Northwest Community College’s April 15 board meeting allayed concerns and charted new initiatives.
According to communications director Heather Bastin, the NWCC will not close down the Houston campus nor will the college reduce course offerings.
“We’re going to keep the campus open, and we are proud of our Houston campus, and that’s not on the agenda at all,” said Bastin.
Houston’s board representative Tom Euverman corroborates that he heard NWCC president Ken Burt and board chairman Herb Pond refute these allegations.
Bastin added that NWCC will cycle its programs through the region to ensure maximum interest.
“If we were to, say, offer carpentry here in Houston this semester, then we wouldn’t offer it next semester, but we might offer it two years from now again to capture that interest,” she said. “Not a case of reducing programming, just simply circling things through.”
Bastin also said that workplace skills training will continue in the Houston campus, noting that FoodSafe is regularly scheduled.
Bastin cautions that the NWCC needs to meet a minimum enrolment for a course to proceed.
Euverman said the challenge now lies in getting the community to support the college.

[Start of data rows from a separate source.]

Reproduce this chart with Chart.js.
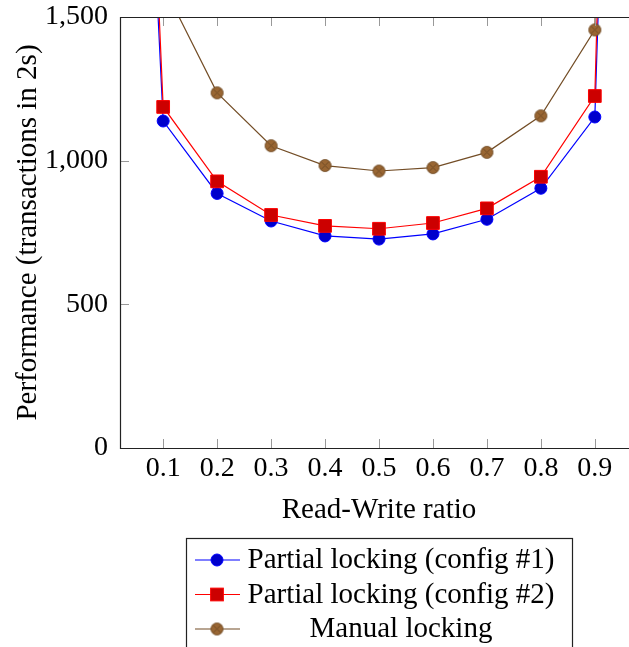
<!DOCTYPE html>
<html>
<head>
<meta charset="utf-8">
<script src="https://cdn.jsdelivr.net/npm/chart.js@4/dist/chart.umd.min.js"></script>
<style>
  html, body { margin: 0; padding: 0; background: #fff; overflow: hidden; }
  #wrap { width: 629px; height: 647px; overflow: hidden; position: relative; }
  canvas { display: block; }
</style>
</head>
<body>
<div id="wrap"><canvas id="c" width="645" height="647" style="width:645px;height:647px"></canvas></div>
<script>
// ---- data ----
const ratios = [0, 0.1, 0.2, 0.3, 0.4, 0.5, 0.6, 0.7, 0.8, 0.9, 1.0];
const partialConfig1 = [5000, 1138, 886, 790, 738, 727, 745, 796, 904, 1152, 7000];
const partialConfig2 = [5500, 1187, 928, 811, 773, 763, 783, 834, 944, 1225, 8000];
const manualLocking  = [3000, 1610, 1236, 1052, 983, 964, 976, 1029, 1156, 1455, 10000];
const seriesNames = ['Partial locking (config #1)', 'Partial locking (config #2)', 'Manual locking'];
const xTickValues = [0.1, 0.2, 0.3, 0.4, 0.5, 0.6, 0.7, 0.8, 0.9];
const yTickValues = [0, 500, 1000, 1500];
const xTitle = 'Read-Write ratio';
const yTitle = 'Performance (transactions in 2s)';

const FONT = '"Liberation Serif", "Times New Roman", serif';
const FS = 28;   // tick labels
const FT = 29;   // titles and legend

function otimesImage(r, fill, stroke) {
  const c = document.createElement('canvas');
  const s = Math.ceil(2 * r + 3);
  c.width = c.height = s;
  const g = c.getContext('2d');
  const m = s / 2;
  g.beginPath(); g.arc(m, m, r, 0, 2 * Math.PI);
  g.fillStyle = fill; g.fill();
  g.lineWidth = 1; g.strokeStyle = stroke; g.stroke();
  const d = r * Math.SQRT1_2;
  g.beginPath();
  g.moveTo(m - d, m - d); g.lineTo(m + d, m + d);
  g.moveTo(m + d, m - d); g.lineTo(m - d, m + d);
  g.stroke();
  return c;
}

const brownLine = '#734D26', brownFill = '#996633';
const otimes = otimesImage(6, brownFill, brownLine);

const toPts = arr => arr.map((v, i) => ({ x: ratios[i], y: v }));

const datasets = [
  { label: seriesNames[0], data: toPts(partialConfig1), borderColor: '#0000FF', backgroundColor: '#0000CC',
    pointStyle: 'circle', pointRadius: 6, pointBorderColor: '#0000FF', pointBackgroundColor: '#0000CC', order: 3 },
  { label: seriesNames[1], data: toPts(partialConfig2), borderColor: '#FF0000', backgroundColor: '#CC0000',
    pointStyle: 'rect', pointRadius: 9, pointBorderColor: '#FF0000', pointBackgroundColor: '#CC0000', order: 2 },
  { label: seriesNames[2], data: toPts(manualLocking), borderColor: brownLine, backgroundColor: brownFill,
    pointStyle: otimes, pointRadius: 6, pointBorderColor: brownLine, pointBackgroundColor: brownFill, order: 1 }
];
datasets.forEach(d => { d.borderWidth = 1.2; d.pointBorderWidth = 1; d.tension = 0; d.fill = false; });

const framePlugin = {
  id: 'frame',
  afterDraw(chart) {
    const { ctx, chartArea: a, scales } = chart;
    ctx.save();
    const TL = 9;
    ctx.strokeStyle = '#999';
    ctx.lineWidth = 1;
    ctx.beginPath();
    xTickValues.forEach(v => {
      const px = Math.round(scales.x.getPixelForValue(v)) + 0.5;
      ctx.moveTo(px, a.bottom); ctx.lineTo(px, a.bottom - TL);
      ctx.moveTo(px, a.top); ctx.lineTo(px, a.top + TL);
    });
    yTickValues.forEach(v => {
      const py = Math.round(scales.y.getPixelForValue(v)) + 0.5;
      ctx.moveTo(a.left, py); ctx.lineTo(a.left + TL, py);
      ctx.moveTo(a.right, py); ctx.lineTo(a.right - TL, py);
    });
    ctx.stroke();
    ctx.strokeStyle = '#222';
    ctx.lineWidth = 1.2;
    const L = Math.round(a.left) + 0.5, T = Math.round(a.top) + 0.5;
    const R = Math.round(a.right) + 0.5, B = Math.round(a.bottom) + 0.5;
    ctx.beginPath();
    ctx.moveTo(R, T); ctx.lineTo(L, T); ctx.lineTo(L, B); ctx.lineTo(R, B);
    ctx.stroke();

    // legend
    const bx = 186, by = 538, bw = 386, rowH = 34.5, row0 = 560;
    ctx.strokeStyle = '#222';
    ctx.lineWidth = 1.2;
    ctx.strokeRect(bx + 0.5, by + 0.5, bw, 130);
    chart.data.datasets.forEach((d, i) => {
      const y = row0 + i * rowH;
      ctx.strokeStyle = d.borderColor;
      ctx.lineWidth = d.borderWidth;
      ctx.beginPath(); ctx.moveTo(195, y); ctx.lineTo(240, y); ctx.stroke();
      const mx = 217;
      ctx.fillStyle = d.pointBackgroundColor;
      ctx.strokeStyle = d.pointBorderColor;
      ctx.lineWidth = 1;
      if (d.pointStyle === 'circle') {
        ctx.beginPath(); ctx.arc(mx, y, d.pointRadius, 0, 2 * Math.PI); ctx.fill(); ctx.stroke();
      } else if (d.pointStyle === 'rect') {
        const s = d.pointRadius * Math.SQRT1_2;
        ctx.fillRect(mx - s, y - s, 2 * s, 2 * s); ctx.strokeRect(mx - s, y - s, 2 * s, 2 * s);
      } else {
        ctx.drawImage(d.pointStyle, mx - d.pointStyle.width / 2, y - d.pointStyle.height / 2);
      }
      ctx.fillStyle = '#000';
      ctx.font = FT + 'px ' + FONT;
      ctx.textAlign = 'center';
      ctx.textBaseline = 'alphabetic';
      ctx.fillText(d.label, 401, y + 8);
    });
    ctx.restore();
  }
};

Chart.defaults.color = '#000';
Chart.defaults.font.family = FONT;
Chart.defaults.font.size = FS;

new Chart(document.getElementById('c'), {
  type: 'line',
  data: { datasets },
  options: {
    responsive: false,
    devicePixelRatio: 1,
    animation: false,
    events: [],
    layout: { autoPadding: false, padding: { top: 17, left: 0, right: 7, bottom: 119 } },
    plugins: { legend: { display: false }, tooltip: { enabled: false } },
    scales: {
      x: {
        type: 'linear', min: 0.02, max: 0.98,
        grid: { display: false, drawTicks: false },
        border: { display: false },
        afterBuildTicks: s => { s.ticks = xTickValues.map(v => ({ value: v })); },
        afterFit: s => { s.height = 80; s.paddingLeft = 0; s.paddingRight = 0; },
        ticks: { padding: 4, maxRotation: 0, font: { size: FS }, callback: v => v.toFixed(1) },
        title: { display: true, text: xTitle, font: { size: FT }, padding: { top: 0, bottom: 0 } }
      },
      y: {
        type: 'linear', min: 0, max: 1500,
        grid: { display: false, drawTicks: false },
        border: { display: false },
        afterBuildTicks: s => { s.ticks = yTickValues.map(v => ({ value: v })); },
        afterFit: s => { s.width = 120; s.paddingTop = 0; s.paddingBottom = 0; },
        ticks: { padding: 12, font: { size: FS }, callback: v => v.toLocaleString('en-US') },
        title: { display: true, text: yTitle, font: { size: FT }, padding: { top: 11, bottom: 0 } }
      }
    }
  },
  plugins: [framePlugin]
});
</script>
</body>
</html>
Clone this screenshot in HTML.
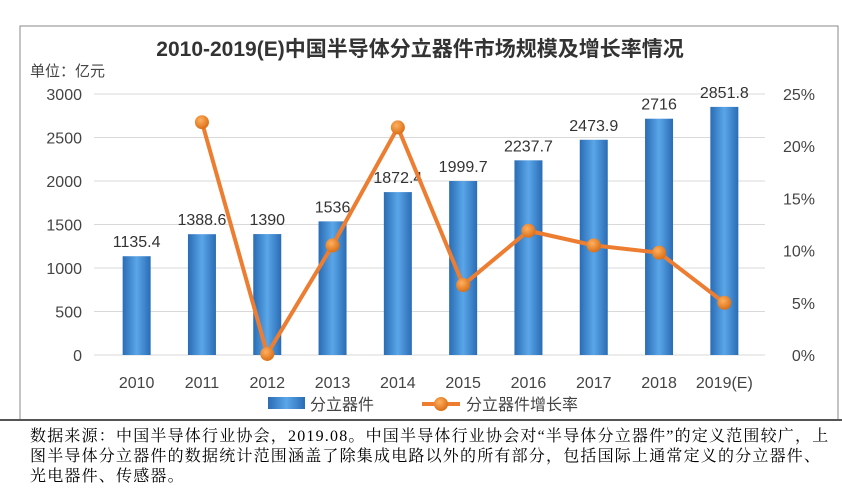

“We have to try to, as a community, work to keep the numbers increasing rather than decreasing. I understand that’s a two-way thing – there has to be more offerings to improve the numbers,” said Euverman. “From the community’s perspective, when offerings are made, then there’s enough support there to continue the programs that are offered.”
Coun. Dawn Potvin, who attended the meeting, said she has no new concerns stemming from that meeting. She previously expressed her worry at the campus closing after hearing of layoffs and the reduction of courses there.
Her tone changed this time, stating that her concerns have been discussed.
“It was very well, again, basically it was mostly about dialogue and opening communication between the Houston community and the Houston campus with a regional aspect, and we hope to see them again — once a year would be great,” she said.
Bastin also named four highlights of that meeting including the swearing in of the NWCC’s First Nations council chair, Barb McRae, as a board member.
NWCC also passed a budget for just over $300,000 to support a three-year initiative to attract international students to the region.
They have also formalized a policy that allows the NWCC to grant credits for people with work or previous learning experience.
The futures committee, which focuses on recommending initiatives to the board, also met for the first time.